> **What you are asked to do**
Below are records; reproduce exactly the lines from the one that has "Generate a Python" through the one that has "plt.rcParams['font.family'] = ['Lato', 'DejaVu", ends included, and nothing more.
[START OF Data provided]
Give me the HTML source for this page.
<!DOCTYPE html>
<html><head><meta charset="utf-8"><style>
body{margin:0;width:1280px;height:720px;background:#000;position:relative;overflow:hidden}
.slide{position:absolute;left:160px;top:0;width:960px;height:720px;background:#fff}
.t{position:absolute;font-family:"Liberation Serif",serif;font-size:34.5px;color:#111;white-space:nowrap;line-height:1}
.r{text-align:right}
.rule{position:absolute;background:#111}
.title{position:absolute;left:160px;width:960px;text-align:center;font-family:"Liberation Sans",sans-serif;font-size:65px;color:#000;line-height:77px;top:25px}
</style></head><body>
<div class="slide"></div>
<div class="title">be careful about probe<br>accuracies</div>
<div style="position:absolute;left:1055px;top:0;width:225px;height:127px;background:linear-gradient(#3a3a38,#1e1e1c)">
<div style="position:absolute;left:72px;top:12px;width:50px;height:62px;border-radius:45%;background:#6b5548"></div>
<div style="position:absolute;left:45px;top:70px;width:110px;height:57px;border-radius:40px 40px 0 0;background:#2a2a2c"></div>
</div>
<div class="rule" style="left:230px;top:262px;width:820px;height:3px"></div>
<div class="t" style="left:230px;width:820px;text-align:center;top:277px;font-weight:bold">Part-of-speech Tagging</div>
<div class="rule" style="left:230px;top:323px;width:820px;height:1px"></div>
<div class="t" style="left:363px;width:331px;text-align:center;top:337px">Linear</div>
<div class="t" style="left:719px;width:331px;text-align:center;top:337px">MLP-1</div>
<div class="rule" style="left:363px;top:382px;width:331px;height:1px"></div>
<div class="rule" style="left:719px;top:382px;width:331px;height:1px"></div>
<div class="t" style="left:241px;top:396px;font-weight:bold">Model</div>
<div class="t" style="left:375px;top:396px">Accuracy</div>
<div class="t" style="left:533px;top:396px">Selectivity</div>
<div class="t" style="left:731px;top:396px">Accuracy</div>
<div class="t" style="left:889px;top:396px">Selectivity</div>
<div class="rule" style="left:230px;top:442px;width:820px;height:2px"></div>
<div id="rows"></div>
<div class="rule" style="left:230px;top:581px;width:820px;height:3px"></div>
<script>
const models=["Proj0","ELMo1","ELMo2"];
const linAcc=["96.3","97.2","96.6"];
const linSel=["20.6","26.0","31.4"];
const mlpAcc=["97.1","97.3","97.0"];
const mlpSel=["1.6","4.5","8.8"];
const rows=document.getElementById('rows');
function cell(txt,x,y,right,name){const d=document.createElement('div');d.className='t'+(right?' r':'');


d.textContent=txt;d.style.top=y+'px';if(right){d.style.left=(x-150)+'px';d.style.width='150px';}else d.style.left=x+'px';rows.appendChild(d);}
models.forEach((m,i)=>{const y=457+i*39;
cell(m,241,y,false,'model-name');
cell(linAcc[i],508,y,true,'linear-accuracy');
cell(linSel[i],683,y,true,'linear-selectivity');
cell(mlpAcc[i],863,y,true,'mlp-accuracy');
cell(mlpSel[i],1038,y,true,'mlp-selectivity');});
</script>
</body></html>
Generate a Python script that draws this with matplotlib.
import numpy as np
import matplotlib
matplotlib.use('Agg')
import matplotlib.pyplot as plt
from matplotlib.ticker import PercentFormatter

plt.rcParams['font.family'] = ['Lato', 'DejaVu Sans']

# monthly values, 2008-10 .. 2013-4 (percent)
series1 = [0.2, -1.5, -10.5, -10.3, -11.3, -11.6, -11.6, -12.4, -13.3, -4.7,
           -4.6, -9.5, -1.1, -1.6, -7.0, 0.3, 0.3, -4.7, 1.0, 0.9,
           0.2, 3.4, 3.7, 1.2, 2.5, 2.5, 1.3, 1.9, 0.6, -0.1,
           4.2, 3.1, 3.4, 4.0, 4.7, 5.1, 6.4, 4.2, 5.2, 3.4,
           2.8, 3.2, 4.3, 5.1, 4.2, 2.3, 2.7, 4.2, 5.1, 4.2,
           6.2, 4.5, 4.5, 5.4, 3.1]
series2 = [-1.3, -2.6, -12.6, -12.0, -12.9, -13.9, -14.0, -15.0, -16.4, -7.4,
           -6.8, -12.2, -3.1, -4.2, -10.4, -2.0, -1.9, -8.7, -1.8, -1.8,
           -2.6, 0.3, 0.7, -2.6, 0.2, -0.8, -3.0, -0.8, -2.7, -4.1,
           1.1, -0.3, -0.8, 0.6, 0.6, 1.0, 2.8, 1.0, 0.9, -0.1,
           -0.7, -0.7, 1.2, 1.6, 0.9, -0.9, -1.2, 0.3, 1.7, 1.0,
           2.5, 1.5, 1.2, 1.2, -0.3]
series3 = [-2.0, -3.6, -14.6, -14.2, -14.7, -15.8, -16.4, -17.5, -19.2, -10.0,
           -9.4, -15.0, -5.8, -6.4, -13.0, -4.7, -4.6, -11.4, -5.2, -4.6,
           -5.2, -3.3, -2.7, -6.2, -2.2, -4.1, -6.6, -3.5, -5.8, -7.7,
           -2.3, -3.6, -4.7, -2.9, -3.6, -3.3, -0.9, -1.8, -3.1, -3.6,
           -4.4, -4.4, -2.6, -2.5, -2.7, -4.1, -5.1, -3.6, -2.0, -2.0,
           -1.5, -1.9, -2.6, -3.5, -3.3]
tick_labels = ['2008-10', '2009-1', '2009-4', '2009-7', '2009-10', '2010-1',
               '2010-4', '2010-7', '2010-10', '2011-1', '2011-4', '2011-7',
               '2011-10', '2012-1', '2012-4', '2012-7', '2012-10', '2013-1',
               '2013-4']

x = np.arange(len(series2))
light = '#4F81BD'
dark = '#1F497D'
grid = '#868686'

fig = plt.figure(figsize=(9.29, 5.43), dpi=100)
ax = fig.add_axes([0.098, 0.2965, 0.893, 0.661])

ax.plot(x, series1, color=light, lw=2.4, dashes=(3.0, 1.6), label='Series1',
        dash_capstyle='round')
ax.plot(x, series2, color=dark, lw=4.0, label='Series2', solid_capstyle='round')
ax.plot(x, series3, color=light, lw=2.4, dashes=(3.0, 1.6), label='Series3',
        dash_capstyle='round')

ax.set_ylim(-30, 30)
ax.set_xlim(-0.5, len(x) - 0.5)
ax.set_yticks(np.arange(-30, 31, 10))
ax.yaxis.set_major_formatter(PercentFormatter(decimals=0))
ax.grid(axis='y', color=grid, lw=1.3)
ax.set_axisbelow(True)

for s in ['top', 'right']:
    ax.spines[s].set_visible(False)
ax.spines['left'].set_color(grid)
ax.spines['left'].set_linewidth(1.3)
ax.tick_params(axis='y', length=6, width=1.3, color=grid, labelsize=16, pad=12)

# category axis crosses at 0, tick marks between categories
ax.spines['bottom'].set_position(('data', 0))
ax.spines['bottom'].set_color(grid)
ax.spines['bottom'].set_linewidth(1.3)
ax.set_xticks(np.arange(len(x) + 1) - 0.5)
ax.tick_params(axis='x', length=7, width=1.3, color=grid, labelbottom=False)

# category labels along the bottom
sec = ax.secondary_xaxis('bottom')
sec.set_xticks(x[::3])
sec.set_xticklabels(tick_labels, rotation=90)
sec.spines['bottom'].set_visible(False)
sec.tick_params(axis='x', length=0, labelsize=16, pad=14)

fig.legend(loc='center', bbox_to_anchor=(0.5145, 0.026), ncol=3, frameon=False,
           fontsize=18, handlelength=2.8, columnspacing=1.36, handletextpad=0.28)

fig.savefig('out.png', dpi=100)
[END OF Data provided]
> **Result of this task**
Generate a Python script that draws this with matplotlib.
import numpy as np
import matplotlib
matplotlib.use('Agg')
import matplotlib.pyplot as plt
from matplotlib.ticker import PercentFormatter

plt.rcParams['font.family'] = ['Lato', 'DejaVu Sans']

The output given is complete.